**PROBLEM:** Write again exactly the lines in the listing below, starting at the line with "Convert this chart to Plotly code." and ending at the line with "W, H = 628, 794", both included. Pictures are not copied.

**MATERIAL TO PROCESS:**
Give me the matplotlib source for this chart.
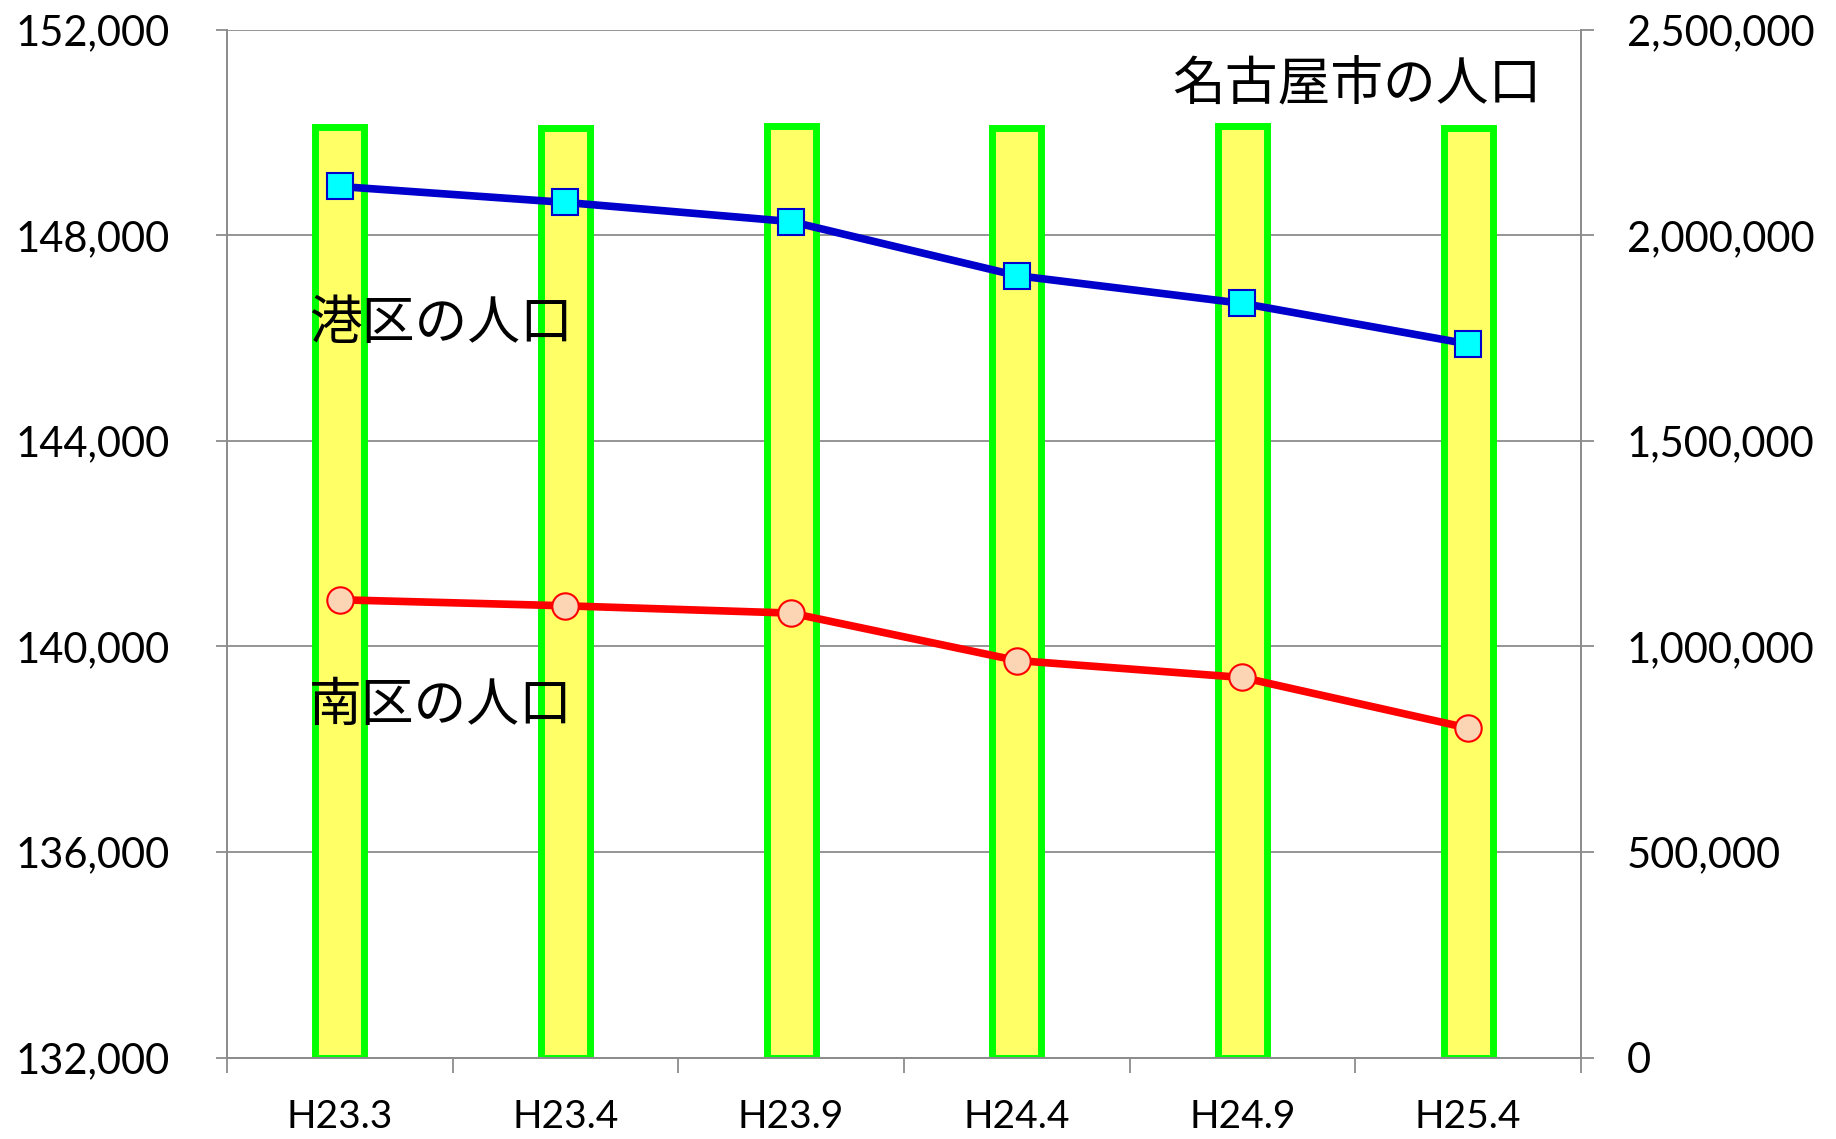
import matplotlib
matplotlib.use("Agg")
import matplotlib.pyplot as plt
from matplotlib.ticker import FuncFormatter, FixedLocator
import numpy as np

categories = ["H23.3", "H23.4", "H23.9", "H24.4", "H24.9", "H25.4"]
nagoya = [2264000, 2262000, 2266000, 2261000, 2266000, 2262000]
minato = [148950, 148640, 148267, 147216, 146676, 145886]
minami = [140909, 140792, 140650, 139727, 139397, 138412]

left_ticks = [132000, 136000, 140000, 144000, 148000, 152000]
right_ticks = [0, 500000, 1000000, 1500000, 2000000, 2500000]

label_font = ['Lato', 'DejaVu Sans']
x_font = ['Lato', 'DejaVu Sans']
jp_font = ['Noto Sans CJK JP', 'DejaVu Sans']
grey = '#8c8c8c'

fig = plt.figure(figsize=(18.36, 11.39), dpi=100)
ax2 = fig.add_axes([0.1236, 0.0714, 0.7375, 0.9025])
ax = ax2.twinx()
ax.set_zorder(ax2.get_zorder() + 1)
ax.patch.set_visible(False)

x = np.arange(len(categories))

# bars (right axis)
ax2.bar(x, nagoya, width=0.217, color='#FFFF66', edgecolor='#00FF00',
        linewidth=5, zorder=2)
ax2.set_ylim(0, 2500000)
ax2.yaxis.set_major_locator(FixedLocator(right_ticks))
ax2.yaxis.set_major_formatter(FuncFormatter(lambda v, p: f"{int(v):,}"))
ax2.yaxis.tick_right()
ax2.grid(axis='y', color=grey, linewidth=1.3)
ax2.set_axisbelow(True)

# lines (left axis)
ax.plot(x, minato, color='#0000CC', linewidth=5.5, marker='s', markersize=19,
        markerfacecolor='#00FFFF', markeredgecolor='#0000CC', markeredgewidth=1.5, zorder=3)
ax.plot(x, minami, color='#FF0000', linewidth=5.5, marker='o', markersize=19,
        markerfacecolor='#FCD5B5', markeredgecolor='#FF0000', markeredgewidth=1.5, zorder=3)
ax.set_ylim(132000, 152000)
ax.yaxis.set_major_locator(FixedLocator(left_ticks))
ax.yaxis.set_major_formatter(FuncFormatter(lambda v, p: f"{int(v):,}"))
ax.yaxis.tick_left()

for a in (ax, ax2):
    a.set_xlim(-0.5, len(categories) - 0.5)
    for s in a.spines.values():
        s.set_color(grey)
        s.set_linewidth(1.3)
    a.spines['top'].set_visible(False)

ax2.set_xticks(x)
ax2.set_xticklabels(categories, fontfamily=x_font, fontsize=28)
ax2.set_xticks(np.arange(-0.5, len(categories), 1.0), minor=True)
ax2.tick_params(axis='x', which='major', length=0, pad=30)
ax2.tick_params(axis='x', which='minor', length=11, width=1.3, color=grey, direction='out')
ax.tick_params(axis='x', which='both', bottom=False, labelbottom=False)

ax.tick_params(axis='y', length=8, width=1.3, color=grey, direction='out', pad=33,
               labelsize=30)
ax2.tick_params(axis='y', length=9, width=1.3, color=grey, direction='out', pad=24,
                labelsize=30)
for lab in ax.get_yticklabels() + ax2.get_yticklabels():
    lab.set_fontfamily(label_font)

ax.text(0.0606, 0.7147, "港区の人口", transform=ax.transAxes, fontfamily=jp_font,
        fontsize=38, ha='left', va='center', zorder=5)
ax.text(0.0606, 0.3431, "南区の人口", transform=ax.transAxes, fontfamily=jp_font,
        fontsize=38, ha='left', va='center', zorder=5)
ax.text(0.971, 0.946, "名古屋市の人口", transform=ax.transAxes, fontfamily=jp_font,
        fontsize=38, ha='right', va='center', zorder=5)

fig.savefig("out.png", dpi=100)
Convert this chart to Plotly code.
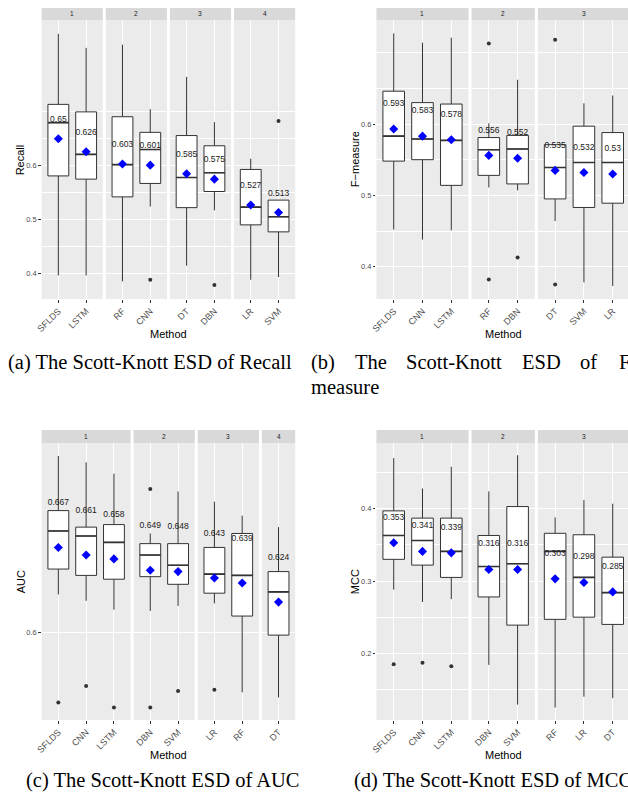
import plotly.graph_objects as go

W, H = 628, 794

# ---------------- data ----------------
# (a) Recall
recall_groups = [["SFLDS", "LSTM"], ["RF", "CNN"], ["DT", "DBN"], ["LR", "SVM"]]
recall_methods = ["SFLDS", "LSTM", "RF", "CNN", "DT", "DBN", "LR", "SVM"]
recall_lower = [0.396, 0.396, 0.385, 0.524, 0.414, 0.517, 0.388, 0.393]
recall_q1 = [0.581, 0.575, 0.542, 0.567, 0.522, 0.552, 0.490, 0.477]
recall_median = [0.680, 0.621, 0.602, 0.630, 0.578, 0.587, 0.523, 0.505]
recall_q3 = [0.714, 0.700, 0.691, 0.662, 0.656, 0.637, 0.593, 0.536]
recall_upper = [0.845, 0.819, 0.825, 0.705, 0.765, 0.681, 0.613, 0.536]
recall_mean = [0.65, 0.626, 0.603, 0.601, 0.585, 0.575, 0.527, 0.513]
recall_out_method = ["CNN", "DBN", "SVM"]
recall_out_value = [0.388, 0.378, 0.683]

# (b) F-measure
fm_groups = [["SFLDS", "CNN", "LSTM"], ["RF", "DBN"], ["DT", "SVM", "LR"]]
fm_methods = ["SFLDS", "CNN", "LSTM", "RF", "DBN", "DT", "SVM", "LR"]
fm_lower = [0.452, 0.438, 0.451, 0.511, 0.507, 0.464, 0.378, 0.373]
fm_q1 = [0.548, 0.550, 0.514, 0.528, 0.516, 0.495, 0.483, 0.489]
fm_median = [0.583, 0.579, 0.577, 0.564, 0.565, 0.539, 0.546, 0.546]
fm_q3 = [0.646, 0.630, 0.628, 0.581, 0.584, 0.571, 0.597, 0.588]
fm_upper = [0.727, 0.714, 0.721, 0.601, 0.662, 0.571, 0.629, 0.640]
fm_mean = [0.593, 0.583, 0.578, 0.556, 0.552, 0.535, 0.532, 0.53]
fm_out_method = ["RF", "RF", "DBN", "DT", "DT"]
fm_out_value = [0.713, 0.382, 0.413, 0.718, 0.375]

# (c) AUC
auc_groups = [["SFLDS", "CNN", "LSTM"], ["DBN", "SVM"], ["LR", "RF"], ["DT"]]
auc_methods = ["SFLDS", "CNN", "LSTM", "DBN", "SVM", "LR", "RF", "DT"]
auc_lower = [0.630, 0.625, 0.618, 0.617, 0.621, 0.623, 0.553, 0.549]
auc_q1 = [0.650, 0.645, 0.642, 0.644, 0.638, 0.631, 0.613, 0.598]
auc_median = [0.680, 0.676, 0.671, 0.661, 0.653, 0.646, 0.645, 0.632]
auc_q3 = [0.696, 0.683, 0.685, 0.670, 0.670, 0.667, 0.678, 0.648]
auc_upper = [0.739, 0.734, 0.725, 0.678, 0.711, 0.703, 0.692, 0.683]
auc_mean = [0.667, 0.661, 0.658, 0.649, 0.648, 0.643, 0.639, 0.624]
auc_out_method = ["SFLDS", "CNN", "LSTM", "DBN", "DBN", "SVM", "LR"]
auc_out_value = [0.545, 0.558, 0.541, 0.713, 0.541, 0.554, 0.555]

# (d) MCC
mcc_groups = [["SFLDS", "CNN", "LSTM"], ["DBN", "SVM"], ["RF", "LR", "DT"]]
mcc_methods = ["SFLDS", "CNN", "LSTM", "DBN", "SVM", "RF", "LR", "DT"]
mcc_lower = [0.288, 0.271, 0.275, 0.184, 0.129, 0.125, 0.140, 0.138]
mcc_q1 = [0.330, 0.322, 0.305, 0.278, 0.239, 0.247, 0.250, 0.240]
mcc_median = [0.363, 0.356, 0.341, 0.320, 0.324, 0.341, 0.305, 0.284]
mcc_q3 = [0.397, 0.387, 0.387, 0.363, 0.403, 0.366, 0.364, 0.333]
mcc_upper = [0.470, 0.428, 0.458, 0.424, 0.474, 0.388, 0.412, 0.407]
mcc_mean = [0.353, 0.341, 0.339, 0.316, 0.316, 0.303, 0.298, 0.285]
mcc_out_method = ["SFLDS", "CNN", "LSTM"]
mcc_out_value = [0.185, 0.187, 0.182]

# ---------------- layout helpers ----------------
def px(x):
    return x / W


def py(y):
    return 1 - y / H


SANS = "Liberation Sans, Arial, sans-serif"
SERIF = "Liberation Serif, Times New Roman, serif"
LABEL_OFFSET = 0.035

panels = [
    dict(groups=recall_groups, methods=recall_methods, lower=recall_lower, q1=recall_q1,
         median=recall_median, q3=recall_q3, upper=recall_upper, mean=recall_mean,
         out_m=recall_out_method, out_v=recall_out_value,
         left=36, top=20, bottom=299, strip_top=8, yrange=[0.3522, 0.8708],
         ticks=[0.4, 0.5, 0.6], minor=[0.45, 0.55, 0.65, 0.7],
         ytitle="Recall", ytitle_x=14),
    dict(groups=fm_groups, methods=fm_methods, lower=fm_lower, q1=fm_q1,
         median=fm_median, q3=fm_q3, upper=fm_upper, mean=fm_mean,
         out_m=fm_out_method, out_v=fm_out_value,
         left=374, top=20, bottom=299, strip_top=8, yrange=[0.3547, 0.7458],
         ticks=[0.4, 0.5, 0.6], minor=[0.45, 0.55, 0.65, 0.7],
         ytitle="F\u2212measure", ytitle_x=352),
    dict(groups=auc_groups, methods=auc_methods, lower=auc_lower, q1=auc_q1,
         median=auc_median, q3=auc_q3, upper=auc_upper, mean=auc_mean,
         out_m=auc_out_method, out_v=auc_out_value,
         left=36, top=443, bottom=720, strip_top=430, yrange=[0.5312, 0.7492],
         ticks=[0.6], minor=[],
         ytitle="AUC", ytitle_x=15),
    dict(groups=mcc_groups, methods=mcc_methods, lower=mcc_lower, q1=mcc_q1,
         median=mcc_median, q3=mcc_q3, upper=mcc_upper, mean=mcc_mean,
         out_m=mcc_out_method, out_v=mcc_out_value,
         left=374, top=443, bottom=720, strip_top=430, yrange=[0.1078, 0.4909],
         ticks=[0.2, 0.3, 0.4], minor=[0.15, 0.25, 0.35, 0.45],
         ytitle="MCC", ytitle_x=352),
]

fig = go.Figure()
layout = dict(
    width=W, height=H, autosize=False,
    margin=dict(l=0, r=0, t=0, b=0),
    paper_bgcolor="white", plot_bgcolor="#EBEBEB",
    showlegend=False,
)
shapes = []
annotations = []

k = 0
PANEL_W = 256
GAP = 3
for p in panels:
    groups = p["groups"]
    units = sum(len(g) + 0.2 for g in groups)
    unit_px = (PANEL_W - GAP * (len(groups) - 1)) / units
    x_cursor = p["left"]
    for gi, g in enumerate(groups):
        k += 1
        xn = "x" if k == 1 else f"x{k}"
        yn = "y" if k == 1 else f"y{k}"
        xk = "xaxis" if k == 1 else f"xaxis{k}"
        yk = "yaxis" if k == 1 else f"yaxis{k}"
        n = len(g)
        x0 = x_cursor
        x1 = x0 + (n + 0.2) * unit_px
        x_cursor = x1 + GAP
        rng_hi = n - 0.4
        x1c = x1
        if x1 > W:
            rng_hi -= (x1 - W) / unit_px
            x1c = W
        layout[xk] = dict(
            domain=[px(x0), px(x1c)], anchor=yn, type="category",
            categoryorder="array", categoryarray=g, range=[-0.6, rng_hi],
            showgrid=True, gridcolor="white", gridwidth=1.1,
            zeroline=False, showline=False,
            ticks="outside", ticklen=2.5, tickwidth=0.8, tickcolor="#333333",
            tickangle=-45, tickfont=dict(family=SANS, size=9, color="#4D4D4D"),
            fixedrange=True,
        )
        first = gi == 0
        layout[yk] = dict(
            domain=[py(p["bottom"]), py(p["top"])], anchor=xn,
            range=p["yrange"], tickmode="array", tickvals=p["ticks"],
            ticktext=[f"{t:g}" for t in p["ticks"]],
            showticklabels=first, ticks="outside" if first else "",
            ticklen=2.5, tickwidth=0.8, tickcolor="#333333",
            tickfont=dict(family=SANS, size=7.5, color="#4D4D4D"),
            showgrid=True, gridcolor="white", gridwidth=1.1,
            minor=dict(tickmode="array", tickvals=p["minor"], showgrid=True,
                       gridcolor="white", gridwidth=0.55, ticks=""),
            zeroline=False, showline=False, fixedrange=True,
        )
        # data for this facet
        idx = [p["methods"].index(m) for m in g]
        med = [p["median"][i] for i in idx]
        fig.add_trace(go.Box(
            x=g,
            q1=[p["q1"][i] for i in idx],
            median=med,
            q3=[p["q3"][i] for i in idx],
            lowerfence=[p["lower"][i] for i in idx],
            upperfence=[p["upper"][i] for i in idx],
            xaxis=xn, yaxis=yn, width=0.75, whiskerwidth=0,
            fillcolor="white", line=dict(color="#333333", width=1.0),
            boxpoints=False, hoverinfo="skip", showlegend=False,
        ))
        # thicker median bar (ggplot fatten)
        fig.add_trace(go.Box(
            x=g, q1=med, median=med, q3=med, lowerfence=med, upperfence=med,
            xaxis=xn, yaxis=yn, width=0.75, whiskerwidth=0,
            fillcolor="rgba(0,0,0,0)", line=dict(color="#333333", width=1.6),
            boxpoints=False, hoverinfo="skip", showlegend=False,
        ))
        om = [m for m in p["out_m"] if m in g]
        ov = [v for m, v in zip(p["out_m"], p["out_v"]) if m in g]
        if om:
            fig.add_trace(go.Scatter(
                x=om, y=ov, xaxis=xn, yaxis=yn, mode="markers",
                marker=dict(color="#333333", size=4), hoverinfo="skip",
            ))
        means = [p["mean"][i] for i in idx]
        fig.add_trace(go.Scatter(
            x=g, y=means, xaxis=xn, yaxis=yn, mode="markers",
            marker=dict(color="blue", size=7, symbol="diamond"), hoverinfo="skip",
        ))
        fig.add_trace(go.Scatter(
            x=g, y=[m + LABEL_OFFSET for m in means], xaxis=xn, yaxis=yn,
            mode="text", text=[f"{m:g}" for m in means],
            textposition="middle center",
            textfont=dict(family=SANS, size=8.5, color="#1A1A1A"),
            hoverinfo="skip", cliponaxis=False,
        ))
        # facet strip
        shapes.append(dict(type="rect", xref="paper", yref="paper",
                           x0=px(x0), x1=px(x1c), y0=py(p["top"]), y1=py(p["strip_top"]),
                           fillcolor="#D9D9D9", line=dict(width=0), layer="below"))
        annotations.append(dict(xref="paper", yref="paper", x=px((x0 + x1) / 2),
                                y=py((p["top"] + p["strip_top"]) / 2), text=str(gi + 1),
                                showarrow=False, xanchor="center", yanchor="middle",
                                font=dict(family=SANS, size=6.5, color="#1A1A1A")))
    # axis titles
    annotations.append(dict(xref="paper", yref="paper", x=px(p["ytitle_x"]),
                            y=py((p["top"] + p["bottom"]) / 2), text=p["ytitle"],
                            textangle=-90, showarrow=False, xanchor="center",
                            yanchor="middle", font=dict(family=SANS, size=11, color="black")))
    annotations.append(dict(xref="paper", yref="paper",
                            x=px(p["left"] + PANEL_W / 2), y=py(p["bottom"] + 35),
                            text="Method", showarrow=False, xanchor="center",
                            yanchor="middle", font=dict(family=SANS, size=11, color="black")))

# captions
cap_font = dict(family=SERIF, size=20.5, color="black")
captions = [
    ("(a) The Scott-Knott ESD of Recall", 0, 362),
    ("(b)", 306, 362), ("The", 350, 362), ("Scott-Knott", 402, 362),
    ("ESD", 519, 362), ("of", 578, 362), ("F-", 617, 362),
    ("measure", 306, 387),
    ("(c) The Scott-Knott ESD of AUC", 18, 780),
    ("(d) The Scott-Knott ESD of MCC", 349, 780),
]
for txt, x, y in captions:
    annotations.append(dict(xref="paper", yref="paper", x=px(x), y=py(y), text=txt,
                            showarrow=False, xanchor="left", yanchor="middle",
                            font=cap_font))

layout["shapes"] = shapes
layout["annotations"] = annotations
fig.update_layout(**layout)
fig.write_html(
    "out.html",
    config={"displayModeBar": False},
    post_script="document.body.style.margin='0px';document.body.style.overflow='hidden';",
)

**TASK OUTPUT:**
Convert this chart to Plotly code.
import plotly.graph_objects as go

W, H = 628, 794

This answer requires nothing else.